Mike Creamer, a representative from the Pennsylvania Deer Association, says that education is the key. "Making hunters understand the need for the recent changes has been a big obstacle in the deer management plan," Mike says. "Hunting and hunting methods are a tradition in Pennsylvania, and when you start messing with tradition, people don't like it."

Tradition, indeed, is still a factor in whitetail hunting in Pennsylvania, but many hunters have been slow to react to the changes. Accustomed to shooting yearling bucks, many hunters have yet to adjust to hunting the mature deer that are now found across the state. As any veteran hunter would expect, a mature buck is smarter and better at avoiding hunters, so he's much tougher to hunt.

Though many hunters blame their lack of success on the decreased population and argue that the Game Commission's population estimates are not accurate, ongoing research shows how easily deer avoid hunters. In the second year of a female white-tailed deer study that focuses on survival, researchers from the Pennsylvania Game Commission and Pennsylvania Cooperative Fish and Wildlife Research Unit at Penn State University said that hunters harvested only 17 of the 141 female deer monitored in the study.

In Wildlife Management Unit (WMU) 2G, located in north-central Pennsylvania, the density of radio-collared deer increased with steeper terrain.
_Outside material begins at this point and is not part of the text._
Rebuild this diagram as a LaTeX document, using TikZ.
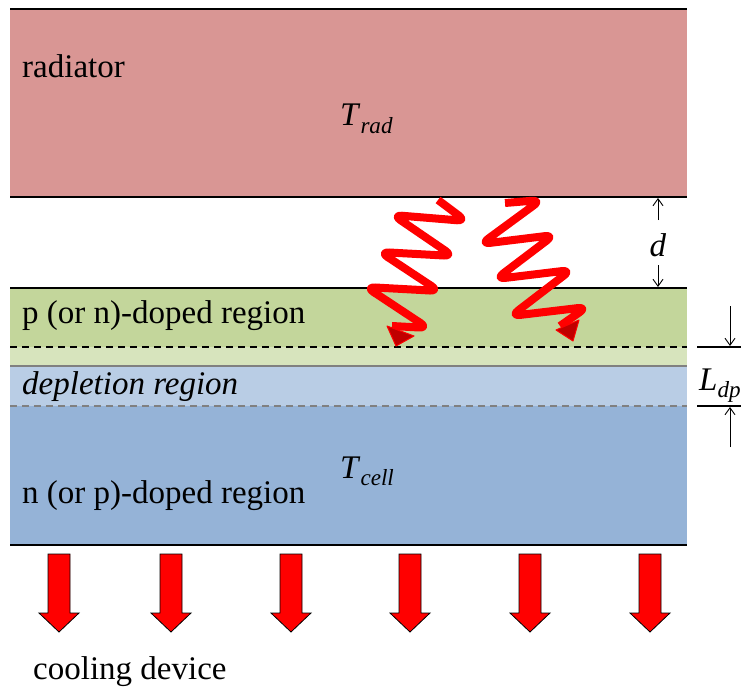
\documentclass[tikz,border=0pt]{standalone}
\usepackage{fontspec}
\setmainfont{Liberation Serif}
\usetikzlibrary{arrows.meta}
\definecolor{radc}{HTML}{D99694}
\definecolor{pgreen}{HTML}{C3D69B}
\definecolor{lgreen}{HTML}{D7E4BD}
\definecolor{lblue}{HTML}{B9CDE5}
\definecolor{nblue}{HTML}{95B3D7}
\definecolor{headc}{HTML}{C00000}

\begin{document}
\begin{tikzpicture}[x=1pt,y=-1pt,font=\fontsize{33}{38}\selectfont,
  lbl/.style={anchor=base west,inner sep=0},
  edge/.style={line width=2.5pt},
  dim/.style={line width=0.9pt,-{Straight Barb[length=7pt,width=10pt]}},
  wave/.style={red,line width=8pt,rounded corners=9pt,line join=round},
  whead/.style={fill=headc,draw=red,line width=1pt,line join=round},
  cool/.style={draw=black,line width=0.8pt,fill=red}]
  \useasboundingbox (0,0) rectangle (741,687);
  % layers
  \fill[radc] (10,9) rectangle (687,197);
  \fill[pgreen] (10,288) rectangle (687,347);
  \fill[lgreen] (10,347) rectangle (687,366);
  \fill[lblue] (10,366) rectangle (687,406);
  \fill[nblue] (10,406) rectangle (687,545);
  \draw[edge] (10,9) -- (687,9);
  \draw[edge] (10,197) -- (687,197);
  \draw[edge] (10,288) -- (687,288);
  \draw[edge] (10,545) -- (687,545);
  \draw[line width=1.3pt,dash pattern=on 7pt off 5pt] (10,347) -- (687,347);
  \draw[line width=2pt,gray] (10,366) -- (687,366);
  \draw[line width=1.8pt,gray,dash pattern=on 7pt off 5pt] (10,406) -- (687,406);
  % labels
  \node[lbl] (rad) at (22,78) {radiator};
  \node[lbl] (trad) at (340,126) {\textit{T}\textsubscript{\itshape rad}};
  \node[lbl] (pdop) at (22,323) {p (or n)-doped region};
  \node[lbl] (depl) at (22,394) {\textit{depletion region}};
  \node[lbl] (tcell) at (340,478) {\textit{T}\textsubscript{\itshape cell}};
  \node[lbl] (ndop) at (22,503) {n (or p)-doped region};
  \node[lbl] (cool) at (33,679) {cooling device};
  % gap d
  \node[inner sep=0] (d) at (658,245) {\textit{d}};
  \coordinate (dtop) at (658,198);
  \coordinate (dbot) at (658,287);
  \draw[dim] (658,220) -- (dtop);
  \draw[dim] (658,265) -- (dbot);
  % depletion width
  \node[lbl] (ldp) at (699,390) {\textit{L}\textsubscript{\itshape dp}};
  \draw[line width=1.3pt] (697,347) -- (741,347);
  \draw[line width=1.3pt] (697,406) -- (741,406);
  \coordinate (ltop) at (730,346);
  \coordinate (lbot) at (730,407);
  \draw[dim] (730,306) -- (ltop);
  \draw[dim] (730,447) -- (lbot);
  % photons
  \draw[wave] (438,200) -- (466,221) -- (393,215) -- (453,256) -- (380,252)
    -- (439,291) -- (366,287) -- (428,328) -- (392,326);
  \fill[whead] (387,326) -- (414,336) -- (396,346) -- cycle;
  \draw[wave] (505,203) -- (541,200) -- (481,244) -- (554,235) -- (496,279)
    -- (571,270) -- (511,316) -- (587,307) -- (560,326);
  \fill[whead] (556,330) -- (579,320) -- (573,341) -- cycle;
  % cooling arrows
  \foreach \x in {59,171,291,410,530,650}
    \draw[cool] (\x-11,554) -- (\x+11,554) -- (\x+11,613) -- (\x+20,613)
      -- (\x,632) -- (\x-20,613) -- (\x-11,613) -- cycle;
\end{tikzpicture}
\end{document}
In WMU 4B, a ridge and valley region located in several south-central counties, graduate student Matthew Keenan said, "The density of radio-collared deer increased with steepness of terrain and with greater distance from the nearest road."
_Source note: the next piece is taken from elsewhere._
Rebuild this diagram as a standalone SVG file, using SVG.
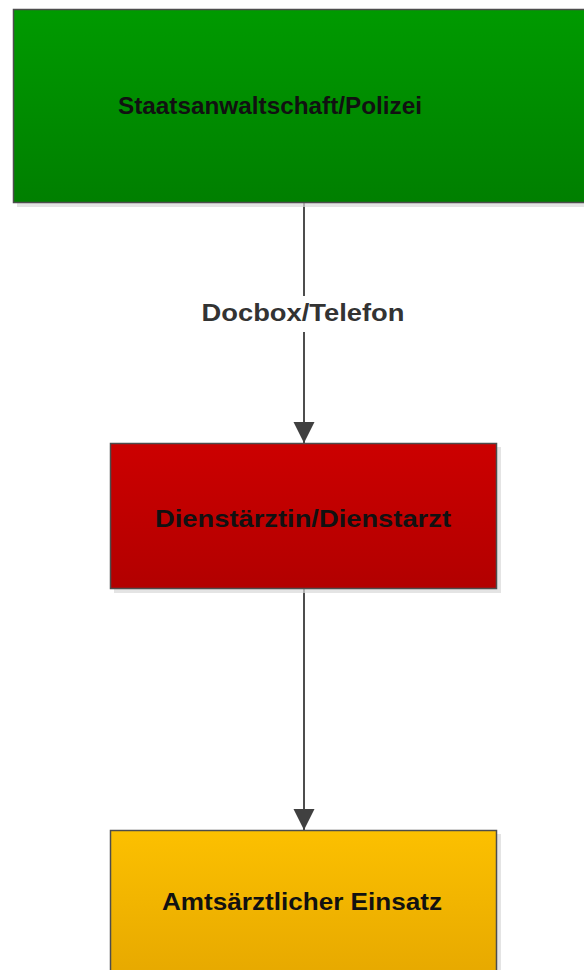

During the opening day of the 2006 firearms season, the average hunter density was 6.5 hunters per square mile in 2G and 5.5 hunters per square mile in 4B.
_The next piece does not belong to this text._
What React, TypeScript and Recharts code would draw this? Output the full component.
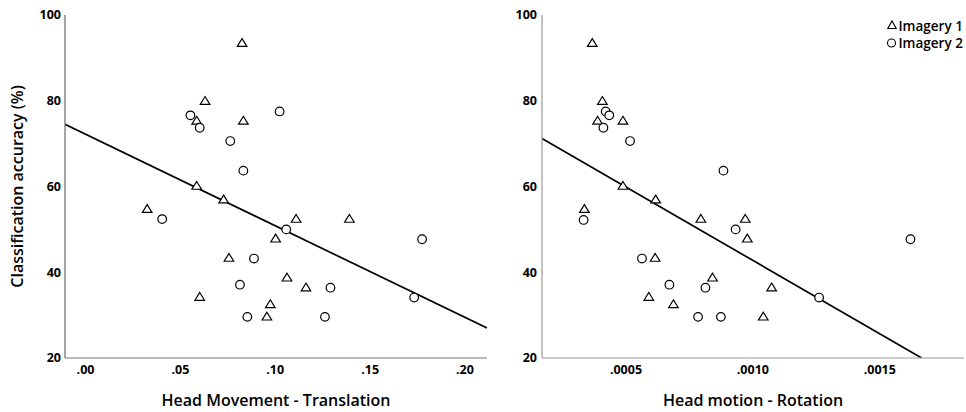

According to Steve Trupe, a private wildlife management consultant in the Keystone State, "Mature bucks are making up a larger percentage of the overall deer herd than most imagine. The majority of my clients use trail-monitoring cameras to scout their herd, and numerous photos of true trophy-class bucks are showing up. Nearly all of these photos were taken under the cover of darkness.

"Typical of mature buck behavior, it would appear that the only time these bucks are up and moving about during the hunting seasons would be during the rut, ahead of storm fronts, or when pushed from cover by other hunters," Steve added. "My neighbor gave up deer hunting on the last Friday of the season because he had not seen a legal buck on his property during the days he hunted. He filled his feeder outside of his house on Saturday morning and within a few days no less than four different 8-pointers had been spotted at the feeder by the man and his wife."

Steve reasoned, "It just goes to show you that hunting mature bucks is far different from hunting 1 1/2-year-olds, and that is something that hunters in Pennsylvania are going to have to adjust to if they want to fill their tags."


What does the future hold for deer and deer hunting in the Keystone State? It's hard to say. A lawsuit against the Pennsylvania Game Commission filed by the Unified Sportsmen of Pennsylvania over the mismanagement of the deer herd has been thrown out of the court system with prejudice.

An urban management deer plan is starting to be implemented, with longer antlerless-deer seasons introduced in and around the cities of Pittsburgh and Philadelphia to help reduce human-deer conflicts. Baiting was legalized in late 2006 in an area in southeastern Pennsylvania to help hunters lure deer into safe hunting areas in this heavily populated section of the state.

Though trophy bucks are appearing regularly in the harvest across Pennsylvania, the Game Commission's goal is not to make it a trophy state. As Press Secretary Jerry Feaser put it, "Our goal in the deer management program is to improve deer health; improve habitat health, which deer and all other wildlife depend on; and to reduce deer-human conflicts."

However, as a result of these actions, Pennsylvania has produced more trophy bucks than ever before, and it certainly appears as though this trend will continue on into the foreseeable future!